Stored data:
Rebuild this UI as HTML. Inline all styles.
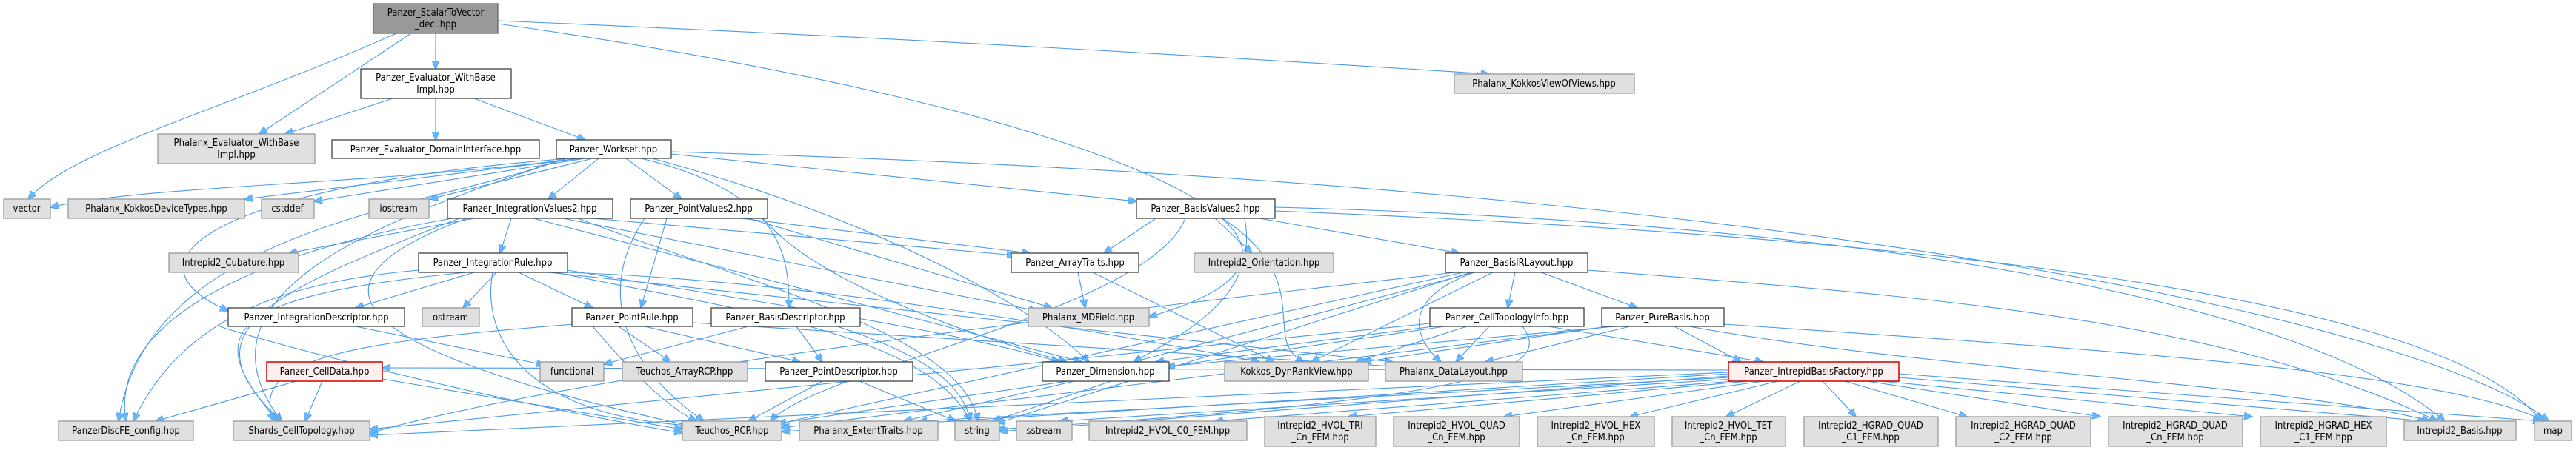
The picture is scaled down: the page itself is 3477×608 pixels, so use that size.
<!DOCTYPE html>
<html><head><meta charset="utf-8"><style>
html,body{margin:0;padding:0;background:#fff;}
svg{display:block;}
text{font-family:"DejaVu Sans Condensed","DejaVu Sans","Liberation Sans",sans-serif;font-size:13px;fill:#000;text-anchor:middle;}
.n rect{fill:#fcfffc;stroke:#404040;stroke-width:1.3;}
.g rect{fill:#e0e0e0;stroke:#999;stroke-width:1.3;}
.r rect{fill:#fff0f0;stroke:#cc0000;stroke-width:1.5;}
.root rect{fill:#999;stroke:#666;stroke-width:1.3;}
.e path{fill:none;stroke:#4a9ae8;stroke-width:1.1;marker-end:url(#ah);}
</style></head><body>
<svg width="3477" height="608" viewBox="0 0 3477 608" xmlns="http://www.w3.org/2000/svg">
<defs><marker id="ah" markerWidth="12" markerHeight="10" refX="11" refY="5" orient="auto" markerUnits="userSpaceOnUse"><path d="M0,0 L12,5 L0,10 z" fill="#63b8ff" stroke="#4a9ae8" stroke-width="0.8"/></marker></defs>
<g class="e">
<path d="M535 45 C300 150,100 200,38 269"/>
<path d="M555 45 L350 181"/>
<path d="M588 45 L588 93"/>
<path d="M672 28 C1200 50,1700 80,2010 100"/>
<path d="M672 32 C1500 150,1900 330,1551 428"/>
<path d="M530 133 L385 181"/>
<path d="M588 133 L588 189"/>
<path d="M640 133 L790 189"/>
<path d="M780 214 C500 250,200 250,68 280"/>
<path d="M785 214 L330 269"/>
<path d="M790 214 L424 272"/>
<path d="M800 214 L580 269"/>
<path d="M808 214 L740 269"/>
<path d="M845 214 L920 269"/>
<path d="M906 208 L1534 272"/>
<path d="M906 205 C2500 250,3300 450,3440 569"/>
<path d="M760 214 C600 280,200 300,160 569"/>
<path d="M765 214 C500 300,250 400,380 569"/>
<path d="M770 214 C300 250,150 350,308 420"/>
<path d="M865 214 C1060 260,1065 350,1065 416"/>
<path d="M880 214 C1200 300,1400 420,1470 489"/>
<path d="M2333 500 L516 497"/>
<path d="M640 295 L390 342"/>
<path d="M690 295 L675 342"/>
<path d="M800 295 L1370 345"/>
<path d="M760 295 L1400 420"/>
<path d="M720 295 L1460 489"/>
<path d="M630 295 C400 380,450 470,930 575"/>
<path d="M610 295 C300 350,150 450,170 569"/>
<path d="M620 295 C350 400,250 450,380 569"/>
<path d="M780 295 C1000 380,1300 450,1320 569"/>
<path d="M1000 295 L1390 342"/>
<path d="M900 295 L865 416"/>
<path d="M1010 295 L1420 416"/>
<path d="M870 295 C800 400,850 500,950 569"/>
<path d="M1030 295 C1100 380,1300 450,1440 489"/>
<path d="M1560 295 L1490 342"/>
<path d="M1640 295 L1690 342"/>
<path d="M1700 295 L1970 342"/>
<path d="M1680 295 C1700 400,1600 450,1530 489"/>
<path d="M1600 295 C1550 420,1100 500,1040 569"/>
<path d="M1721 280 C2500 300,3100 400,3300 569"/>
<path d="M1721 285 C2600 320,3300 400,3430 569"/>
<path d="M1650 295 C1780 380,1700 460,1760 489"/>
<path d="M640 368 L480 416"/>
<path d="M670 368 L625 416"/>
<path d="M700 368 L800 416"/>
<path d="M665 368 C650 450,700 560,930 575"/>
<path d="M565 365 C400 380,250 420,180 569"/>
<path d="M630 368 C300 400,270 450,375 569"/>
<path d="M750 368 C1000 420,1250 450,1310 569"/>
<path d="M766 365 C1100 420,1300 450,1430 489"/>
<path d="M766 368 C1100 380,1500 450,1700 489"/>
<path d="M740 368 L1880 489"/>
<path d="M835 441 L905 489"/>
<path d="M870 441 L1080 489"/>
<path d="M800 441 C850 500,900 550,940 569"/>
<path d="M775 438 C500 460,330 480,370 569"/>
<path d="M935 436 L1880 495"/>
<path d="M1010 441 L815 492"/>
<path d="M1075 441 L1110 489"/>
<path d="M1130 441 C1250 480,1300 520,1310 569"/>
<path d="M480 441 L735 493"/>
<path d="M295 440 C300 445,600 530,921 585"/>
<path d="M400 515 L210 569"/>
<path d="M435 515 L412 569"/>
<path d="M516 512 L921 580"/>
<path d="M1110 515 L1010 569"/>
<path d="M1160 515 L1290 569"/>
<path d="M1455 368 L1465 416"/>
<path d="M1475 368 L1720 489"/>
<path d="M1450 515 L1220 569"/>
<path d="M1500 515 L1340 569"/>
<path d="M2045 368 L2035 416"/>
<path d="M2080 368 L2210 416"/>
<path d="M2015 368 L1770 489"/>
<path d="M1990 368 C1900 400,1900 450,1945 489"/>
<path d="M1990 368 L1530 489"/>
<path d="M1975 368 L1040 575"/>
<path d="M1985 368 L1345 572"/>
<path d="M1965 368 C1500 420,800 500,499 585"/>
<path d="M2143 365 C2600 400,3000 430,3290 569"/>
<path d="M1980 441 L1830 489"/>
<path d="M2010 441 L1965 489"/>
<path d="M1935 441 L1560 489"/>
<path d="M1950 441 L1050 572"/>
<path d="M2055 441 C2100 500,2000 540,1345 580"/>
<path d="M1930 437 L499 580"/>
<path d="M2090 441 L2380 489"/>
<path d="M2170 441 L1840 489"/>
<path d="M2200 441 L2005 489"/>
<path d="M2260 441 L2350 489"/>
<path d="M2180 441 L1575 495"/>
<path d="M2280 441 C2600 500,3100 520,3280 569"/>
<path d="M2327 438 C2800 470,3300 500,3435 569"/>
<path d="M2175 441 L1055 578"/>
<path d="M2340 515 L1640 569"/>
<path d="M2360 515 L1820 563"/>
<path d="M2380 515 L2030 563"/>
<path d="M2400 515 L2200 563"/>
<path d="M2430 515 L2330 563"/>
<path d="M2460 515 L2505 563"/>
<path d="M2490 515 L2655 563"/>
<path d="M2520 515 L2835 563"/>
<path d="M2540 515 L3040 563"/>
<path d="M2563 510 L3275 569"/>
<path d="M2563 505 L3430 569"/>
<path d="M2333 505 L1055 583"/>
<path d="M2333 508 L1349 583"/>
<path d="M2340 512 L1430 569"/>
<path d="M2333 503 L499 588"/>
<path d="M2333 510 L1240 569"/>
</g>

<g class="root"><rect x="504" y="5" width="168" height="40"/><text x="588" y="21">Panzer_ScalarToVector</text><text x="588" y="37">_decl.hpp</text></g>
<g class="n"><rect x="487" y="93" width="203" height="40"/><text x="588" y="109">Panzer_Evaluator_WithBase</text><text x="588" y="125">Impl.hpp</text></g>
<g class="g"><rect x="213" y="181" width="212" height="40"/><text x="319" y="197">Phalanx_Evaluator_WithBase</text><text x="319" y="213">Impl.hpp</text></g>
<g class="n"><rect x="448" y="189" width="280" height="25"/><text x="588" y="206">Panzer_Evaluator_DomainInterface.hpp</text></g>
<g class="n"><rect x="751" y="189" width="155" height="25"/><text x="828" y="206">Panzer_Workset.hpp</text></g>
<g class="g"><rect x="1963" y="100" width="243" height="26"/><text x="2084" y="117">Phalanx_KokkosViewOfViews.hpp</text></g>

<g class="g"><rect x="5" y="269" width="63" height="26"/><text x="36" y="286">vector</text></g>
<g class="g"><rect x="92" y="269" width="238" height="26"/><text x="211" y="286">Phalanx_KokkosDeviceTypes.hpp</text></g>
<g class="g"><rect x="353" y="269" width="71" height="26"/><text x="388" y="286">cstddef</text></g>
<g class="g"><rect x="498" y="269" width="81" height="26"/><text x="538" y="286">iostream</text></g>
<g class="n"><rect x="604" y="269" width="223" height="26"/><text x="715" y="286">Panzer_IntegrationValues2.hpp</text></g>
<g class="n"><rect x="851" y="269" width="185" height="26"/><text x="943" y="286">Panzer_PointValues2.hpp</text></g>
<g class="n"><rect x="1534" y="269" width="187" height="26"/><text x="1627" y="286">Panzer_BasisValues2.hpp</text></g>

<g class="g"><rect x="228" y="342" width="175" height="26"/><text x="315" y="359">Intrepid2_Cubature.hpp</text></g>
<g class="n"><rect x="565" y="342" width="201" height="26"/><text x="665" y="359">Panzer_IntegrationRule.hpp</text></g>
<g class="n"><rect x="1365" y="342" width="172" height="26"/><text x="1451" y="359">Panzer_ArrayTraits.hpp</text></g>
<g class="g"><rect x="1612" y="342" width="188" height="26"/><text x="1706" y="359">Intrepid2_Orientation.hpp</text></g>
<g class="n"><rect x="1951" y="342" width="192" height="26"/><text x="2047" y="359">Panzer_BasisIRLayout.hpp</text></g>

<g class="n"><rect x="308" y="416" width="238" height="25"/><text x="427" y="433">Panzer_IntegrationDescriptor.hpp</text></g>
<g class="g"><rect x="570" y="416" width="77" height="25"/><text x="608" y="433">ostream</text></g>
<g class="n"><rect x="772" y="416" width="163" height="25"/><text x="853" y="433">Panzer_PointRule.hpp</text></g>
<g class="n"><rect x="960" y="416" width="201" height="25"/><text x="1060" y="433">Panzer_BasisDescriptor.hpp</text></g>
<g class="g"><rect x="1388" y="416" width="163" height="25"/><text x="1469" y="433">Phalanx_MDField.hpp</text></g>
<g class="n"><rect x="1930" y="416" width="208" height="25"/><text x="2034" y="433">Panzer_CellTopologyInfo.hpp</text></g>
<g class="n"><rect x="2162" y="416" width="165" height="25"/><text x="2244" y="433">Panzer_PureBasis.hpp</text></g>

<g class="r"><rect x="360" y="489" width="156" height="26"/><text x="438" y="506">Panzer_CellData.hpp</text></g>
<g class="g"><rect x="729" y="489" width="86" height="26"/><text x="772" y="506">functional</text></g>
<g class="g"><rect x="840" y="489" width="169" height="26"/><text x="924" y="506">Teuchos_ArrayRCP.hpp</text></g>
<g class="n"><rect x="1033" y="489" width="199" height="26"/><text x="1132" y="506">Panzer_PointDescriptor.hpp</text></g>
<g class="n"><rect x="1407" y="489" width="171" height="26"/><text x="1492" y="506">Panzer_Dimension.hpp</text></g>
<g class="g"><rect x="1653" y="489" width="194" height="26"/><text x="1750" y="506">Kokkos_DynRankView.hpp</text></g>
<g class="g"><rect x="1870" y="489" width="185" height="26"/><text x="1962" y="506">Phalanx_DataLayout.hpp</text></g>
<g class="r"><rect x="2333" y="489" width="230" height="26"/><text x="2448" y="506">Panzer_IntrepidBasisFactory.hpp</text></g>

<g class="g"><rect x="79" y="569" width="182" height="26"/><text x="170" y="586">PanzerDiscFE_config.hpp</text></g>
<g class="g"><rect x="315" y="569" width="184" height="26"/><text x="407" y="586">Shards_CellTopology.hpp</text></g>
<g class="g"><rect x="921" y="569" width="134" height="26"/><text x="988" y="586">Teuchos_RCP.hpp</text></g>
<g class="g"><rect x="1079" y="569" width="187" height="26"/><text x="1172" y="586">Phalanx_ExtentTraits.hpp</text></g>
<g class="g"><rect x="1289" y="569" width="60" height="26"/><text x="1319" y="586">string</text></g>
<g class="g"><rect x="1372" y="569" width="75" height="26"/><text x="1409" y="586">sstream</text></g>
<g class="g"><rect x="1470" y="569" width="213" height="26"/><text x="1576" y="586">Intrepid2_HVOL_C0_FEM.hpp</text></g>
<g class="g"><rect x="1707" y="563" width="150" height="40"/><text x="1782" y="579">Intrepid2_HVOL_TRI</text><text x="1782" y="595">_Cn_FEM.hpp</text></g>
<g class="g"><rect x="1881" y="563" width="170" height="40"/><text x="1966" y="579">Intrepid2_HVOL_QUAD</text><text x="1966" y="595">_Cn_FEM.hpp</text></g>
<g class="g"><rect x="2075" y="563" width="158" height="40"/><text x="2154" y="579">Intrepid2_HVOL_HEX</text><text x="2154" y="595">_Cn_FEM.hpp</text></g>
<g class="g"><rect x="2257" y="563" width="153" height="40"/><text x="2333" y="579">Intrepid2_HVOL_TET</text><text x="2333" y="595">_Cn_FEM.hpp</text></g>
<g class="g"><rect x="2435" y="563" width="181" height="40"/><text x="2525" y="579">Intrepid2_HGRAD_QUAD</text><text x="2525" y="595">_C1_FEM.hpp</text></g>
<g class="g"><rect x="2640" y="563" width="182" height="40"/><text x="2731" y="579">Intrepid2_HGRAD_QUAD</text><text x="2731" y="595">_C2_FEM.hpp</text></g>
<g class="g"><rect x="2846" y="563" width="181" height="40"/><text x="2936" y="579">Intrepid2_HGRAD_QUAD</text><text x="2936" y="595">_Cn_FEM.hpp</text></g>
<g class="g"><rect x="3051" y="563" width="170" height="40"/><text x="3136" y="579">Intrepid2_HGRAD_HEX</text><text x="3136" y="595">_C1_FEM.hpp</text></g>
<g class="g"><rect x="3245" y="569" width="151" height="26"/><text x="3320" y="586">Intrepid2_Basis.hpp</text></g>
<g class="g"><rect x="3421" y="569" width="50" height="26"/><text x="3446" y="586">map</text></g>
</svg>
</body></html>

Stated goal: All lines in the data that contain the word "size" should be copied.

Problem solution:
The picture is scaled down: the page itself is 3477×608 pixels, so use that size.
text{font-family:"DejaVu Sans Condensed","DejaVu Sans","Liberation Sans",sans-serif;font-size:13px;fill:#000;text-anchor:middle;}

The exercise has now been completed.